In response to the spying allegations, Musk correctly said that his company would be shut down if it used Tesla cars to spy on people.
“There’s a very strong incentive for us to be very confidential with any information,” Musk told a prominent Chinese forum during a virtual discussion. “If Tesla used cars to spy in China or anywhere, we will get shut down.”
Back in February, China’s market regulator, the State Administration for Market Regulation, met with Tesla’s local subsidiaries over increasing consumer complaints of vehicle problems. On Wednesday, the same regulator issued a statement saying it places high importance on the Shanghai auto show incident. The authority also said that it has instructed local regulators to protect consumer interests.
Elon Musk has sought to fend off all of this scrutiny. In March, he gave an interview to China’s state broadcaster CCTV saying that the future of China is “going to be great” and that China will be Tesla’s “biggest market.”
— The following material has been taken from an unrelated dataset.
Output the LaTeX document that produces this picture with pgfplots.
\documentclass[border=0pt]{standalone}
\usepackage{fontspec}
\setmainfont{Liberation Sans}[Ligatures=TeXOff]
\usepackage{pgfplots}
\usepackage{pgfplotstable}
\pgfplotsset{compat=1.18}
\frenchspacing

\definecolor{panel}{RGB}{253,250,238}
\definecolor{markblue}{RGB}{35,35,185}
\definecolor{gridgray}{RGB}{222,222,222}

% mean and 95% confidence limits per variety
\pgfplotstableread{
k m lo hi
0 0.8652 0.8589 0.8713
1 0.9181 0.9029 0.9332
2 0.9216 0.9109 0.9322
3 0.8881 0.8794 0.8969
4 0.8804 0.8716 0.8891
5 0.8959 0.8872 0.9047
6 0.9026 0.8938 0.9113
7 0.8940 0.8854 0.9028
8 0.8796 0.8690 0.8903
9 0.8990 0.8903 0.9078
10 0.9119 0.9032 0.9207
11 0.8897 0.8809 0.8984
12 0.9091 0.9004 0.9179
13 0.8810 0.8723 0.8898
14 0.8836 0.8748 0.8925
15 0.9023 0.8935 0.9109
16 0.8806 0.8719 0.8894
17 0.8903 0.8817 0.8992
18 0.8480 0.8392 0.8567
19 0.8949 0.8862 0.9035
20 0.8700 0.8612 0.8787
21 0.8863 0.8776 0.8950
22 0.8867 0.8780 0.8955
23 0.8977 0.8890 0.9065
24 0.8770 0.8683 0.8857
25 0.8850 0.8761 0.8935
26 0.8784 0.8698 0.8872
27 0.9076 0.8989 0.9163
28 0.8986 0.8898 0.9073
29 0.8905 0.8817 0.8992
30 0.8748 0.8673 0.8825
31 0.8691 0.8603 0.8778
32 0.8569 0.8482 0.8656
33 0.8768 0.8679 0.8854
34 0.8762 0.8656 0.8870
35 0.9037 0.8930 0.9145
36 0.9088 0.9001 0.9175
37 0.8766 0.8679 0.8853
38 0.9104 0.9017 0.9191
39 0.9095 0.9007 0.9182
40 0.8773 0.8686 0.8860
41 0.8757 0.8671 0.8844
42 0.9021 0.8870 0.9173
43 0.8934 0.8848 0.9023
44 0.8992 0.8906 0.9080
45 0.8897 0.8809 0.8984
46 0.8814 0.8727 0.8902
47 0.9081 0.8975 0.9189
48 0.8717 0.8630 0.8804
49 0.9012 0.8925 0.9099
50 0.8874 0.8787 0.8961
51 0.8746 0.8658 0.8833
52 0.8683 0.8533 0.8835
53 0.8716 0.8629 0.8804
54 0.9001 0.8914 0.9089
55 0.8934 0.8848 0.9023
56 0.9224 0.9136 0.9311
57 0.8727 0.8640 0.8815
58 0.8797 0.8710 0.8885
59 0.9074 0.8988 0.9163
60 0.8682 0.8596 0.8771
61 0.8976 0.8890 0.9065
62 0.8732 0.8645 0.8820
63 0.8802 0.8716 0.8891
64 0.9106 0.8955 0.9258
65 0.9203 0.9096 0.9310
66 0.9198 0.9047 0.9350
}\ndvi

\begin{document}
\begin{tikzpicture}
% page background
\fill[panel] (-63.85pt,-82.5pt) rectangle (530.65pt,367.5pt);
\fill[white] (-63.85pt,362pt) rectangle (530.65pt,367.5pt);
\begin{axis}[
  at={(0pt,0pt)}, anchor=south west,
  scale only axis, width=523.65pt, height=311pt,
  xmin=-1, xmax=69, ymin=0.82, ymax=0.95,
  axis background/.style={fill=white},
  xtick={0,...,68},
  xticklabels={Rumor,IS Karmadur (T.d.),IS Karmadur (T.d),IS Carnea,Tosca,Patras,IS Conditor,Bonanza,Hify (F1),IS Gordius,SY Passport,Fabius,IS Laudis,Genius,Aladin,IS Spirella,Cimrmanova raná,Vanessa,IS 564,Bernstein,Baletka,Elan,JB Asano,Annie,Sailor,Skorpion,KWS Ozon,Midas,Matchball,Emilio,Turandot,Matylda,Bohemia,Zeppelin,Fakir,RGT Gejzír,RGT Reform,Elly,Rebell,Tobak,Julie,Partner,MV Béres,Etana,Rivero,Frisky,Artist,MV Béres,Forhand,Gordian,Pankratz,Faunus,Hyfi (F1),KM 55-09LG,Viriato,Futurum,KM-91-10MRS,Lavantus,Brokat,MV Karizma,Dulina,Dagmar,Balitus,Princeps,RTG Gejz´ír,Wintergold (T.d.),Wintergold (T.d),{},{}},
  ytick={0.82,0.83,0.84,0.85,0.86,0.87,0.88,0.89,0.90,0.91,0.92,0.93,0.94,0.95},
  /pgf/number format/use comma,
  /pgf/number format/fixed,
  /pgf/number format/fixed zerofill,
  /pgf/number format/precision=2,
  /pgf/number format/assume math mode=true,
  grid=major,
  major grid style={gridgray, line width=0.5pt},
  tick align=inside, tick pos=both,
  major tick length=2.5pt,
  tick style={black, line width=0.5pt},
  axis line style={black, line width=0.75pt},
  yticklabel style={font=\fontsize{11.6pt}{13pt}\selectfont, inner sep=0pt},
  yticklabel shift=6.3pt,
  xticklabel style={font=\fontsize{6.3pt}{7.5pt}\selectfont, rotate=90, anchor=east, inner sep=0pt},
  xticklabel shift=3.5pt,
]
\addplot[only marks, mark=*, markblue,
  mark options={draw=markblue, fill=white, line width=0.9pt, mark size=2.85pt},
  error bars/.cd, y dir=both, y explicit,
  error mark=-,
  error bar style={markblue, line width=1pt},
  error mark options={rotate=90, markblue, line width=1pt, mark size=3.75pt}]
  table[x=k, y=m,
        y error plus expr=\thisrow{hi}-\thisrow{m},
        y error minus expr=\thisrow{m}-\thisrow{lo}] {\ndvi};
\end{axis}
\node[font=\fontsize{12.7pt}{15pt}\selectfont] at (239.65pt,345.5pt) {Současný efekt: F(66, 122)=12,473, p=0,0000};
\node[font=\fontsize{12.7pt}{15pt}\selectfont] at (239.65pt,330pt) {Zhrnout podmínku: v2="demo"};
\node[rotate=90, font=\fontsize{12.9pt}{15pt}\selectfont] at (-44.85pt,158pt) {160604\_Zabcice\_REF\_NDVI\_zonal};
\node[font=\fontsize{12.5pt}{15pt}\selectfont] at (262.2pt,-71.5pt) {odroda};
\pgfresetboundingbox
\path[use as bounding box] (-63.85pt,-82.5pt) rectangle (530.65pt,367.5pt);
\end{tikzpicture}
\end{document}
However, it is difficult to tell if Musk’s charm offensive will bear fruit because the Chinese problem with Tesla has more to do with the Communist regime’s boundless paranoia and inherent mistrust of foreign business, rather than anything which Musk can actually solve. Chinese state apparatchik and Editor-in-Chief of the CCP propaganda Global Times, Hu Xijin perfectly explains that unless Musk ingratiates himself with the Chinese communist regime and its laws, China will always view him with an eye of suspicion.
“Our ultimate goal is to make foreign companies adapt to the Chinese market, seriously abide by Chinese laws and regulations, respect Chinese culture and consumers, and become a positive element in the Chinese economy. Whether it is a lesson or help, it all points to the same goal.” explains the Editor-in-Chief of CCP propaganda tabloid Global Times.